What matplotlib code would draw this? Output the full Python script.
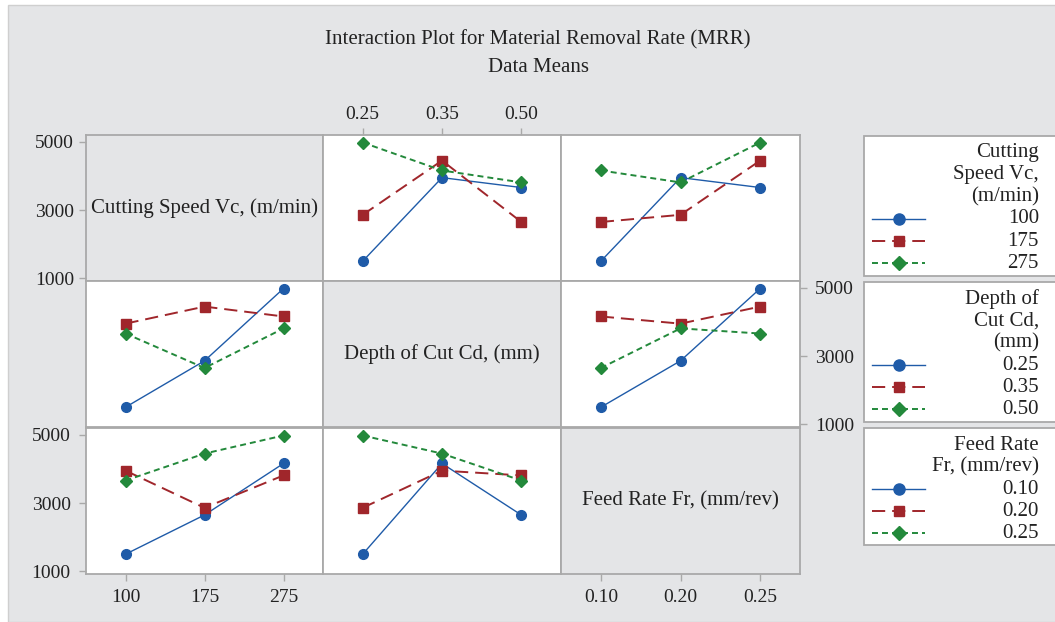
import matplotlib.pyplot as plt
import pandas as pd
from matplotlib.patches import Rectangle
from matplotlib.lines import Line2D

# L9 runs
cutting_speed = [100, 100, 100, 175, 175, 175, 275, 275, 275]
depth_of_cut = [0.25, 0.35, 0.50, 0.25, 0.35, 0.50, 0.25, 0.35, 0.50]
feed_rate = [0.10, 0.20, 0.25, 0.20, 0.25, 0.10, 0.25, 0.10, 0.20]
mrr = [1500, 3950, 3660, 2860, 4450, 2650, 4980, 4160, 3810]

factor_cols = ["Vc", "Cd", "Fr"]
factor_names = ["Cutting Speed Vc, (m/min)", "Depth of Cut Cd, (mm)", "Feed Rate Fr, (mm/rev)"]
legend_titles = [["Cutting", "Speed Vc,", "(m/min)"], ["Depth of", "Cut Cd,", "(mm)"], ["Feed Rate", "Fr, (mm/rev)"]]
levels = [[100, 175, 275], [0.25, 0.35, 0.50], [0.10, 0.20, 0.25]]
level_labels = [["100", "175", "275"], ["0.25", "0.35", "0.50"], ["0.10", "0.20", "0.25"]]
y_ticks = [1000, 3000, 5000]

colors = ["#1f5ba8", "#a0262b", "#23893b"]
markers = ["o", "s", "D"]
marker_sizes = [7, 6.5, 6.5]
dashes = [None, (9.5, 5), (4.3, 2.9)]
line_widths = [1.0, 1.4, 1.4]

df = pd.DataFrame({"Vc": cutting_speed, "Cd": depth_of_cut, "Fr": feed_rate, "MRR": mrr})

plt.rcParams["font.family"] = ["Liberation Serif", "DejaVu Serif"]
plt.rcParams["lines.scale_dashes"] = False

W, H = 1055, 622
fig = plt.figure(figsize=(W / 100, H / 100), dpi=100, facecolor="white")
bg = "#e4e5e7"
fig.patches.append(Rectangle((8 / W, 0), 1.2, 1 - 5 / H, transform=fig.transFigure,
                             facecolor=bg, edgecolor="#cfcfcf", lw=1.0, zorder=-10))

def fx(x):
    return x / W

def fy(y):
    return 1 - y / H

col_left = [86, 323, 561]
col_w = [237, 238, 239]
row_top = [135, 281, 428]
row_h = 146
spine_c = "#a9a9a9"
text_c = "#222222"

fig.text(fx(538), fy(40), "Interaction Plot for Material Removal Rate (MRR)",
         ha="center", va="center", fontsize=15, color=text_c)
fig.text(fx(538), fy(68), "Data Means", ha="center", va="center", fontsize=15, color=text_c)

for i in range(3):
    for j in range(3):
        ax = fig.add_axes([fx(col_left[j]), fy(row_top[i] + row_h), col_w[j] / W, row_h / H])
        ax.set_xlim(0.5, 3.5)
        ax.set_ylim(920, 5200)
        for s in ax.spines.values():
            s.set_color(spine_c)
            s.set_linewidth(1.3)
        ax.tick_params(colors=spine_c, labelcolor=text_c, labelsize=14, length=5, width=1.0)
        ax.set_xticks([1, 2, 3])
        ax.set_yticks(y_ticks)
        ax.tick_params(left=False, labelleft=False, bottom=False, labelbottom=False)

        if i == j:
            ax.set_facecolor(bg)
            ax.text(0.5, 0.5, factor_names[i], transform=ax.transAxes,
                    ha="center", va="center", fontsize=15, color=text_c)
        else:
            ax.set_facecolor("white")
            means = df.groupby([factor_cols[i], factor_cols[j]])["MRR"].mean()
            for k, lvl in enumerate(levels[i]):
                ys = [means[(lvl, lv_j)] for lv_j in levels[j]]
                line, = ax.plot([1, 2, 3], ys, color=colors[k], marker=markers[k],
                                markersize=marker_sizes[k], lw=line_widths[k], zorder=3 + k)
                if dashes[k] is not None:
                    line.set_dashes(dashes[k])

        # y axis: alternating left/right like Minitab
        if i == 0 and j == 0:
            ax.tick_params(left=True, labelleft=True)
        if i == 2 and j == 0:
            ax.tick_params(left=True, labelleft=True)
        if i == 1 and j == 2:
            ax.tick_params(right=True, labelright=True, pad=6)
            ax.yaxis.set_ticks_position("right")
        # x axis: alternating bottom/top
        if i == 2 and j in (0, 2):
            ax.set_xticklabels(level_labels[j])
            ax.tick_params(bottom=True, labelbottom=True, pad=6)
        if i == 0 and j == 1:
            ax.set_xticklabels(level_labels[j])
            ax.tick_params(top=True, labeltop=True, pad=4)

# legends drawn as boxes at the right
box_tops = [136, 282, 428]
box_bottoms = [276, 422, 545]
for i in range(3):
    fig.patches.append(Rectangle((fx(864), fy(box_bottoms[i])), 0.2, (box_bottoms[i] - box_tops[i]) / H,
                                 transform=fig.transFigure, facecolor="white",
                                 edgecolor=spine_c, lw=1.3, zorder=1))
    y = box_tops[i] + 17
    for t in legend_titles[i]:
        fig.text(fx(1039), fy(y), t, ha="right", va="center", fontsize=15, color=text_c, zorder=3)
        y += 22
    for k in range(3):
        ln = Line2D([fx(872), fx(925)], [fy(y), fy(y)], transform=fig.transFigure,
                    color=colors[k], lw=line_widths[k], zorder=3)
        if dashes[k] is not None:
            ln.set_dashes(dashes[k])
        fig.add_artist(ln)
        fig.add_artist(Line2D([fx(899)], [fy(y)], transform=fig.transFigure, color=colors[k],
                              marker=markers[k], markersize=marker_sizes[k] + 1, lw=0, zorder=4))
        fig.text(fx(1039), fy(y), level_labels[i][k], ha="right", va="center",
                 fontsize=15, color=text_c, zorder=3)
        y += 22

fig.savefig("out.png", dpi=100, facecolor=fig.get_facecolor())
━━━━━━━━━━━━━━━━━━━━━━━━━━━━━━
Reply with the number of lines in the data that include the string "matplotlib" and nothing else.

4